Об открытии мемориальной доски Цветаевой Горенштейну сообщил ныне уже покойный профессор-славист Свободного университета Берлина Зееман. Горенштейн тут же позвонил нам. Среди присутствующих кроме нас были только немцы. Да и тех было мало. А русской публики вообще не было. Доска была очень скромная. Районные власти отклонили просьбу о доплате всего лишь 600 марок для установлении бронзовой доски, и Горенштейн воспринял этот жест как оскорбление писательской чести. Судьба Марины Цветаевой, по выражению Горенштейна, "со все сторон затравленной", вседа волновала его. "Где бы она ни находилась, - говорил он, - за границей ли, в России ли, везде ее топтали "мнимые друзья". Он еще написал в предисловии:
"Как-то случился у меня разговор с дочерью некоего известного советского писателя -- художницей, которая еще меня рисовала. Разговор был о том, почему Цветаева во время войны в Елабуге просилась посудомойкой в писательскую столовую. Дочь писателя раздраженно заметила, что со стороны Цветаевой это был скорее всего эпатаж.
Думаю, что устраиваясь в столовую, Цветаева рассчитывала на остатки продуктов -- каши и других, которые по военным меркам щедро получали известные писатели. Но ситуация действительно эпатажная: писатели разных сортов и калибров ели бы, а Марина Цветаева мыла бы за ними тарелки. Может быть, из тарелок в свой котелок остатки каши и прочие продукты складывала бы для своего сына. Эпатажная и страшная картина. Гордая женщина, королева!

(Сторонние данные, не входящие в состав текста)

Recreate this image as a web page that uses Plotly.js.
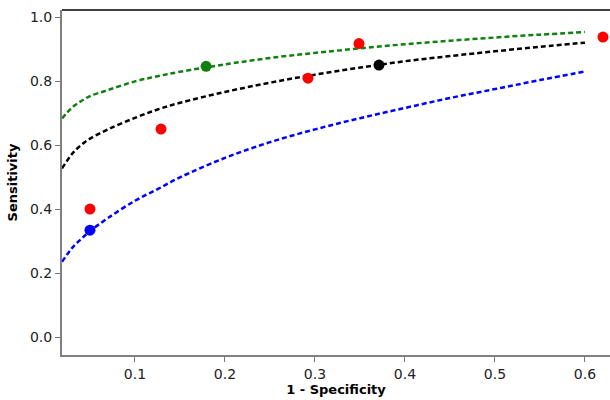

Андрей Платонов, кстати, попал в тяжелую ситуацию: где-то в начале пятидесятых просился дворником в Литинститут. Тоже явный эпатаж. Писатели разных сортов и калибров заседали бы, а Андрей Платонов подметал бы двор, чтобы не запачкались писательские ноги. Вот и Мандельштам мог бы работать швейцаром в доме литераторов в его знаменитом ресторане -- тоже эпатаж -подавать шубы и пальто их величествам, их сиятельствам или просто рядовым, но вхожим и признаным сочинителям.Чувство униженной королевской гордости, давно зревшее в Марине Цветаевой, завершилось самоубийством".